[Data to process start]

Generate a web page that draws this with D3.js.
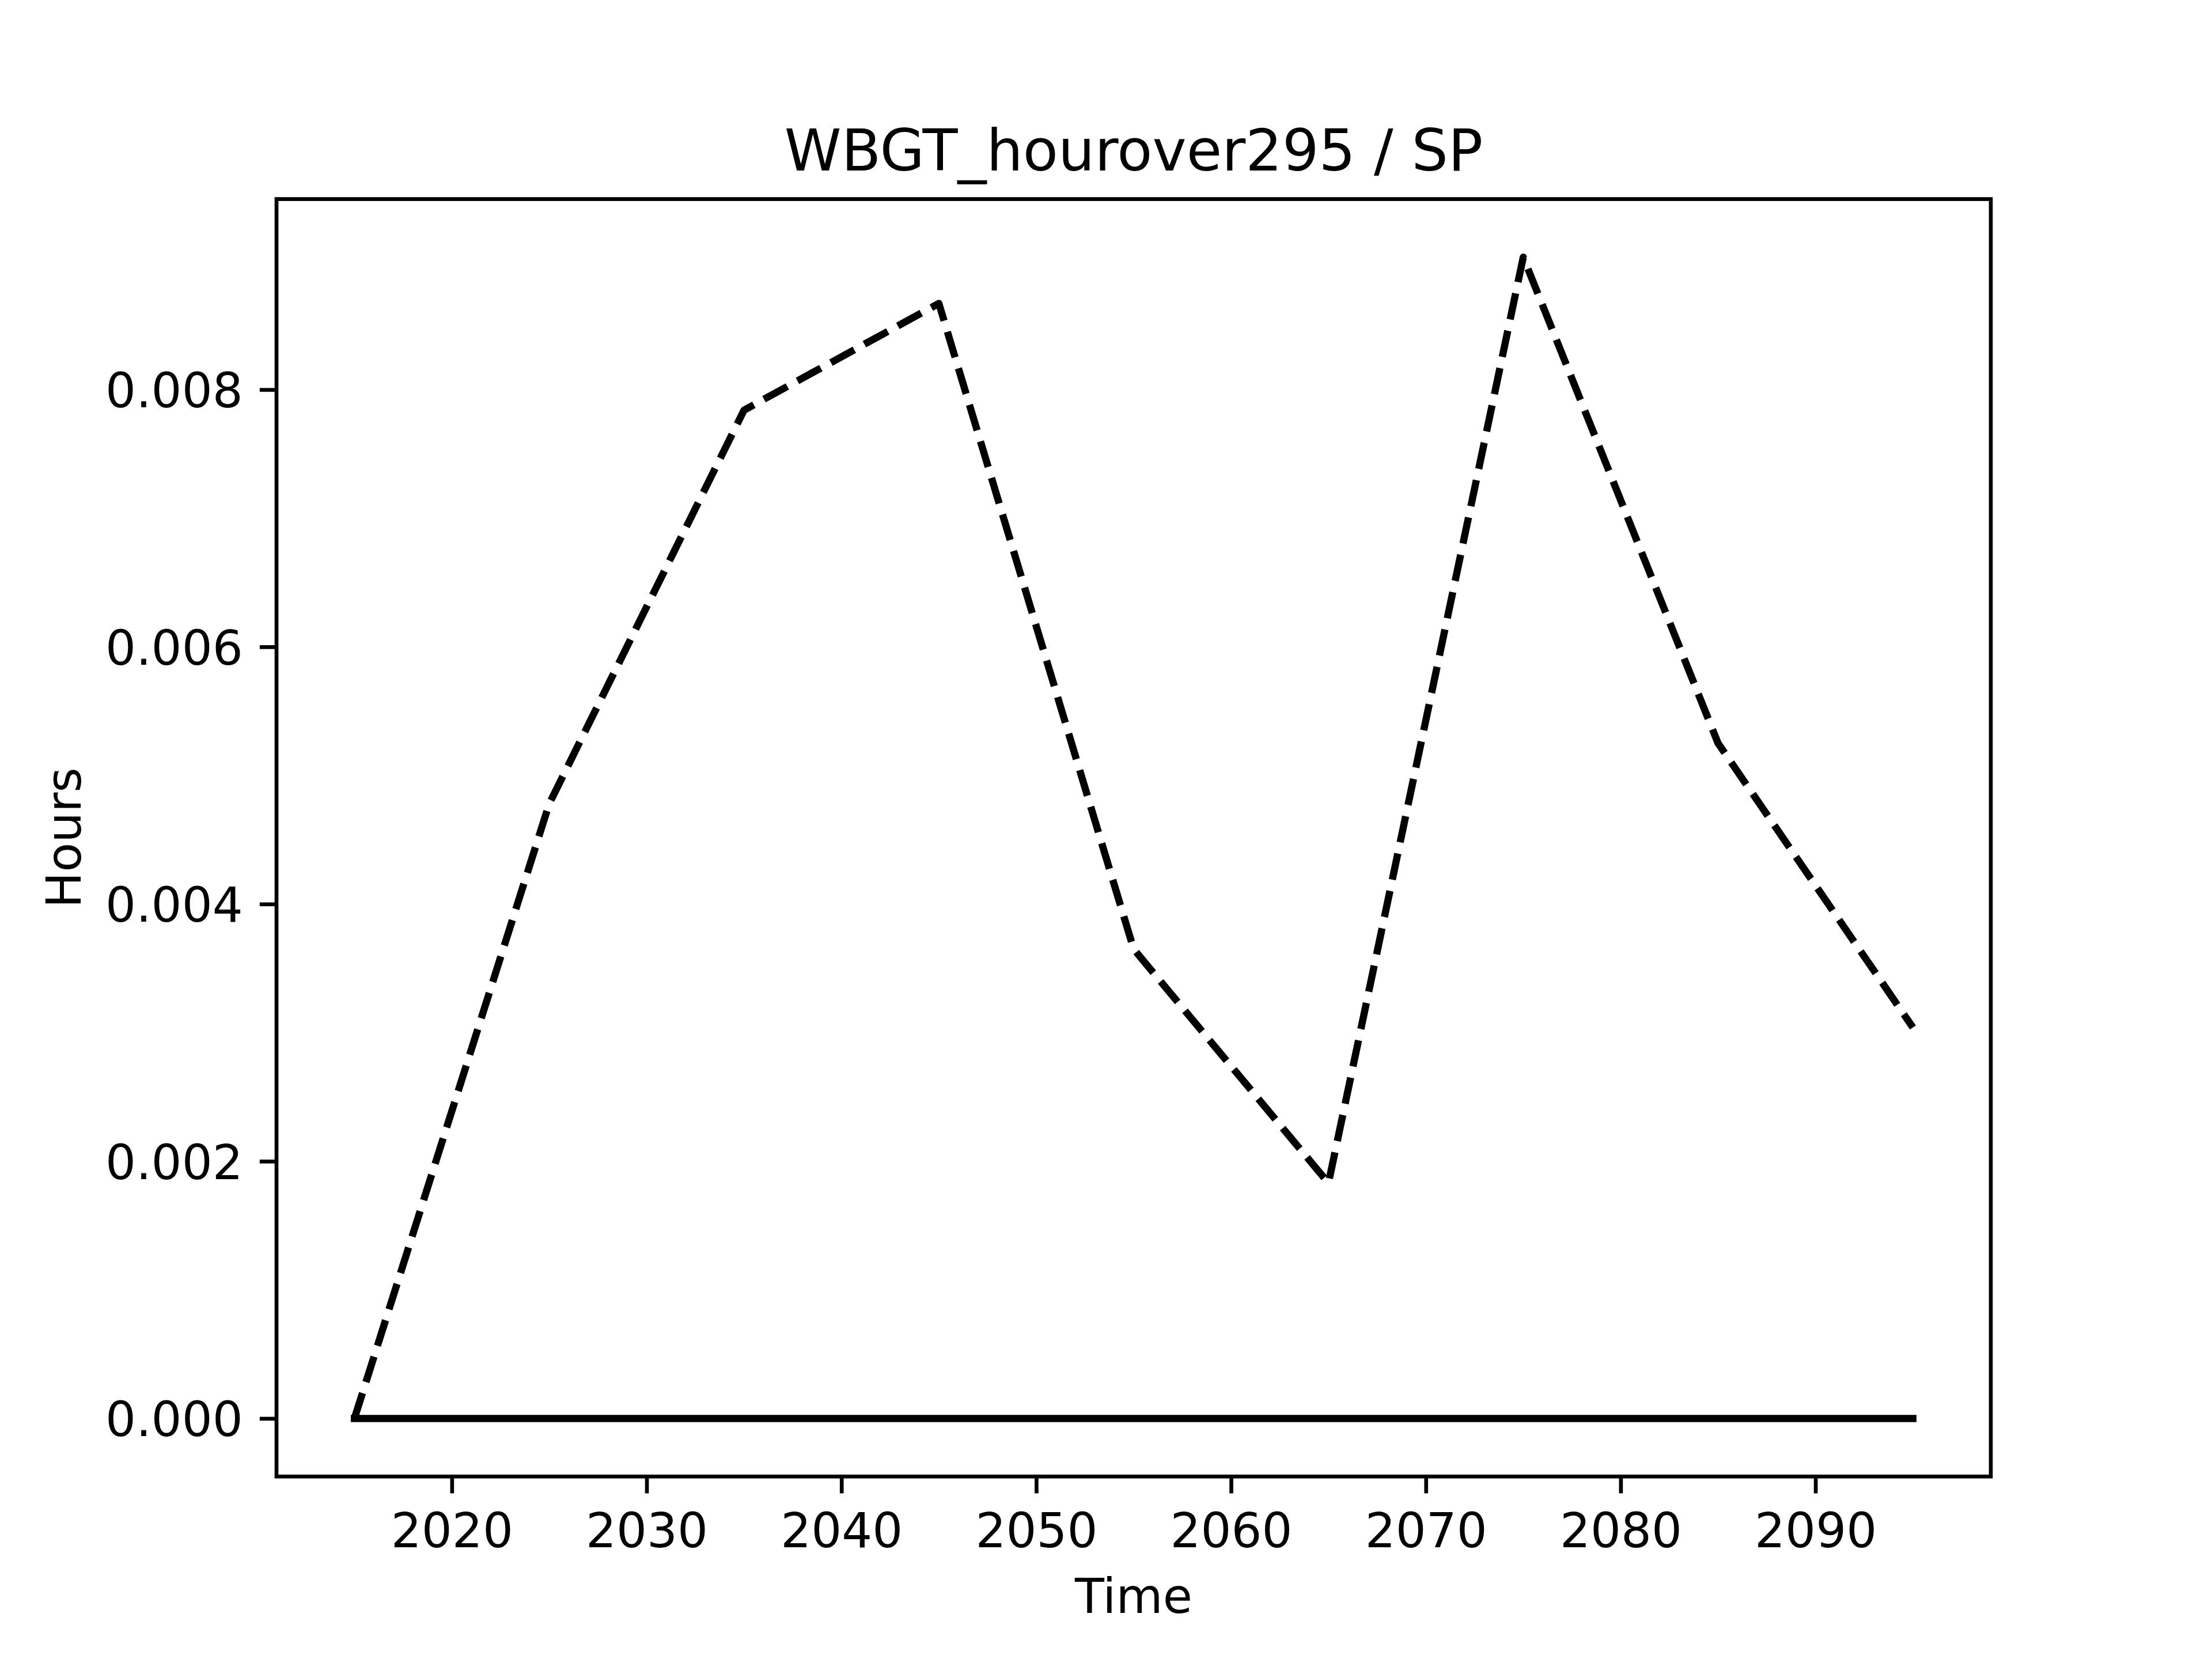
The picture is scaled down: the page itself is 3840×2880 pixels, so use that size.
<!DOCTYPE html>
<html>
<head>
<meta charset="utf-8">
<script src="https://cdn.jsdelivr.net/npm/d3@7"></script>
<style>
  html, body { margin: 0; padding: 0; background: #ffffff; }
  svg { display: block; }
  text { font-family: "DejaVu Sans", sans-serif; fill: #000; }
</style>
</head>
<body>
<script>
// ---- data ----
const years = [2015, 2025, 2035, 2045, 2055, 2065, 2075, 2085, 2095];
const dashedValues = [0, 0.00478, 0.00784, 0.00867, 0.00365, 0.00183, 0.00903, 0.00525, 0.00304];
const solidValues = [0, 0, 0, 0, 0, 0, 0, 0, 0];
const xTicks = [2020, 2030, 2040, 2050, 2060, 2070, 2080, 2090];
const yTicks = [0, 0.002, 0.004, 0.006, 0.008];
const titleText = "WBGT_hourover295 / SP";
const xLabel = "Time";
const yLabel = "Hours";

(function () {
// ---- layout ----
const W = 3840, H = 2880;
const axLeft = 480, axRight = 3456, axTop = 345.6, axBottom = 2563.2;
const pt = 600 / 72;

const svg = d3.select("body").append("svg").attr("width", W).attr("height", H);
svg.append("rect").attr("width", W).attr("height", H).attr("fill", "#fff");

const xMin = d3.min(years), xMax = d3.max(years);
const xPad = (xMax - xMin) * 0.05;
const x = d3.scaleLinear().domain([xMin - xPad, xMax + xPad]).range([axLeft, axRight]);

const allY = dashedValues.concat(solidValues);
const yMin = d3.min(allY), yMax = d3.max(allY);
const yPad = (yMax - yMin) * 0.05;
const y = d3.scaleLinear().domain([yMin - yPad, yMax + yPad]).range([axBottom, axTop]);

const fontSize = 10 * pt;
const tickLen = 3.5 * pt, tickPad = 3.5 * pt;

// lines
const line = d3.line().x((d, i) => x(years[i])).y(d => y(d));
svg.append("clipPath").attr("id", "clip").append("rect")
  .attr("x", axLeft).attr("y", axTop).attr("width", axRight - axLeft).attr("height", axBottom - axTop);
const g = svg.append("g").attr("clip-path", "url(#clip)");
g.append("path").datum(solidValues).attr("d", line)
  .attr("fill", "none").attr("stroke", "#000").attr("stroke-width", 1.5 * pt)
  .attr("stroke-linecap", "square").attr("stroke-linejoin", "round");
g.append("path").datum(dashedValues).attr("d", line)
  .attr("fill", "none").attr("stroke", "#000").attr("stroke-width", 1.5 * pt)
  .attr("stroke-dasharray", `${3.7 * 1.5 * pt},${1.6 * 1.5 * pt}`)
  .attr("stroke-linecap", "butt").attr("stroke-linejoin", "round");

// x axis
const xAxis = d3.axisBottom(x).tickValues(xTicks).tickSize(tickLen).tickPadding(tickPad).tickFormat(d3.format("d"));
const gx = svg.append("g").attr("transform", `translate(0,${axBottom})`).call(xAxis);
gx.select(".domain").remove();
gx.selectAll(".tick line").attr("stroke", "#000").attr("stroke-width", 0.8 * pt);
gx.selectAll(".tick text").attr("font-size", fontSize).attr("font-family", "DejaVu Sans")
  .attr("dy", null).attr("y", 2686 - axBottom).attr("fill", "#000");

// y axis
const yAxis = d3.axisLeft(y).tickValues(yTicks).tickSize(tickLen).tickPadding(tickPad).tickFormat(d3.format(".3f"));
const gy = svg.append("g").attr("transform", `translate(${axLeft},0)`).call(yAxis);
gy.select(".domain").remove();
gy.selectAll(".tick line").attr("stroke", "#000").attr("stroke-width", 0.8 * pt);
gy.selectAll(".tick text").attr("font-size", fontSize).attr("font-family", "DejaVu Sans")
  .attr("dy", null).attr("y", 30.4).attr("x", -(tickLen + tickPad)).attr("fill", "#000");

// frame
svg.append("rect").attr("x", axLeft).attr("y", axTop).attr("width", axRight - axLeft).attr("height", axBottom - axTop)
  .attr("fill", "none").attr("stroke", "#000").attr("stroke-width", 0.8 * pt);

// title and labels
svg.append("text").attr("x", (axLeft + axRight) / 2).attr("y", 295.6)
  .attr("text-anchor", "middle").attr("font-size", 12 * pt).text(titleText);
svg.append("text").attr("x", (axLeft + axRight) / 2).attr("y", 2800)
  .attr("text-anchor", "middle").attr("font-size", fontSize).text(xLabel);
svg.append("text").attr("transform", `translate(140,${(axTop + axBottom) / 2}) rotate(-90)`)
  .attr("text-anchor", "middle").attr("font-size", fontSize).text(yLabel);
})();
</script>
</body>
</html>
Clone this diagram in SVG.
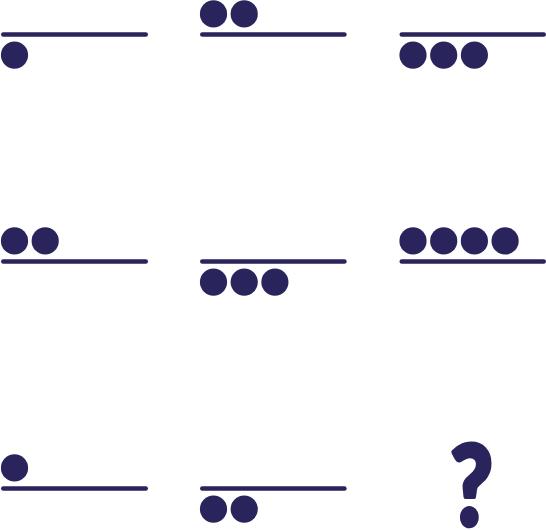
<svg xmlns="http://www.w3.org/2000/svg" width="546" height="530" viewBox="0 0 546 530">
<style>
.bar{stroke:#2a245c;stroke-width:4.6;stroke-linecap:round;fill:none}
.dot{fill:#2a245c}
.q{fill:#2a245c;stroke:#2a245c;stroke-width:4.5;stroke-linejoin:round;font-family:Lato,"Open Sans",sans-serif;font-weight:900;font-size:108px;text-anchor:middle}
</style>
<rect width="546" height="530" fill="#ffffff"/>
<g id="cell-1-1">
<line class="bar" x1="3.3" y1="34.5" x2="145.7" y2="34.5"/>
<circle class="dot" cx="14.5" cy="55.1" r="13.6"/>
</g>
<g id="cell-1-2">
<line class="bar" x1="202.3" y1="34.5" x2="344.4" y2="34.5"/>
<circle class="dot" cx="213.5" cy="13.9" r="13.6"/>
<circle class="dot" cx="244.2" cy="13.9" r="13.6"/>
</g>
<g id="cell-1-3">
<line class="bar" x1="401.8" y1="34.5" x2="543.7" y2="34.5"/>
<circle class="dot" cx="413" cy="55.1" r="13.6"/>
<circle class="dot" cx="443.7" cy="55.1" r="13.6"/>
<circle class="dot" cx="474.4" cy="55.1" r="13.6"/>
</g>
<g id="cell-2-1">
<line class="bar" x1="3.3" y1="261.5" x2="145.7" y2="261.5"/>
<circle class="dot" cx="14.5" cy="240.9" r="13.6"/>
<circle class="dot" cx="45.2" cy="240.9" r="13.6"/>
</g>
<g id="cell-2-2">
<line class="bar" x1="202.3" y1="261.5" x2="344.4" y2="261.5"/>
<circle class="dot" cx="213.5" cy="282.1" r="13.6"/>
<circle class="dot" cx="244.2" cy="282.1" r="13.6"/>
<circle class="dot" cx="274.9" cy="282.1" r="13.6"/>
</g>
<g id="cell-2-3">
<line class="bar" x1="401.8" y1="261.5" x2="543.7" y2="261.5"/>
<circle class="dot" cx="413" cy="240.9" r="13.6"/>
<circle class="dot" cx="443.7" cy="240.9" r="13.6"/>
<circle class="dot" cx="474.4" cy="240.9" r="13.6"/>
<circle class="dot" cx="505.1" cy="240.9" r="13.6"/>
</g>
<g id="cell-3-1">
<line class="bar" x1="3.3" y1="488.5" x2="145.7" y2="488.5"/>
<circle class="dot" cx="14.5" cy="467.9" r="13.6"/>
</g>
<g id="cell-3-2">
<line class="bar" x1="202.3" y1="488.5" x2="344.4" y2="488.5"/>
<circle class="dot" cx="213.5" cy="509.1" r="13.6"/>
<circle class="dot" cx="244.2" cy="509.1" r="13.6"/>
</g>
<g id="cell-3-3">
<text class="q" transform="translate(471.5,525) scale(0.85,1.03)" x="0" y="0">?</text>
</g>
</svg>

[Data to process end]

## Task statement
Pictures excluded, repeat exactly the lines from the top of the material through the line with "const tickLen = 3.5 * pt, tickPad = 3.5 * pt;", including both of those lines.

## Result for this exercise
Generate a web page that draws this with D3.js.
The picture is scaled down: the page itself is 3840×2880 pixels, so use that size.
<!DOCTYPE html>
<html>
<head>
<meta charset="utf-8">
<script src="https://cdn.jsdelivr.net/npm/d3@7"></script>
<style>
  html, body { margin: 0; padding: 0; background: #ffffff; }
  svg { display: block; }
  text { font-family: "DejaVu Sans", sans-serif; fill: #000; }
</style>
</head>
<body>
<script>
// ---- data ----
const years = [2015, 2025, 2035, 2045, 2055, 2065, 2075, 2085, 2095];
const dashedValues = [0, 0.00478, 0.00784, 0.00867, 0.00365, 0.00183, 0.00903, 0.00525, 0.00304];
const solidValues = [0, 0, 0, 0, 0, 0, 0, 0, 0];
const xTicks = [2020, 2030, 2040, 2050, 2060, 2070, 2080, 2090];
const yTicks = [0, 0.002, 0.004, 0.006, 0.008];
const titleText = "WBGT_hourover295 / SP";
const xLabel = "Time";
const yLabel = "Hours";

(function () {
// ---- layout ----
const W = 3840, H = 2880;
const axLeft = 480, axRight = 3456, axTop = 345.6, axBottom = 2563.2;
const pt = 600 / 72;

const svg = d3.select("body").append("svg").attr("width", W).attr("height", H);
svg.append("rect").attr("width", W).attr("height", H).attr("fill", "#fff");

const xMin = d3.min(years), xMax = d3.max(years);
const xPad = (xMax - xMin) * 0.05;
const x = d3.scaleLinear().domain([xMin - xPad, xMax + xPad]).range([axLeft, axRight]);

const allY = dashedValues.concat(solidValues);
const yMin = d3.min(allY), yMax = d3.max(allY);
const yPad = (yMax - yMin) * 0.05;
const y = d3.scaleLinear().domain([yMin - yPad, yMax + yPad]).range([axBottom, axTop]);

const fontSize = 10 * pt;
const tickLen = 3.5 * pt, tickPad = 3.5 * pt;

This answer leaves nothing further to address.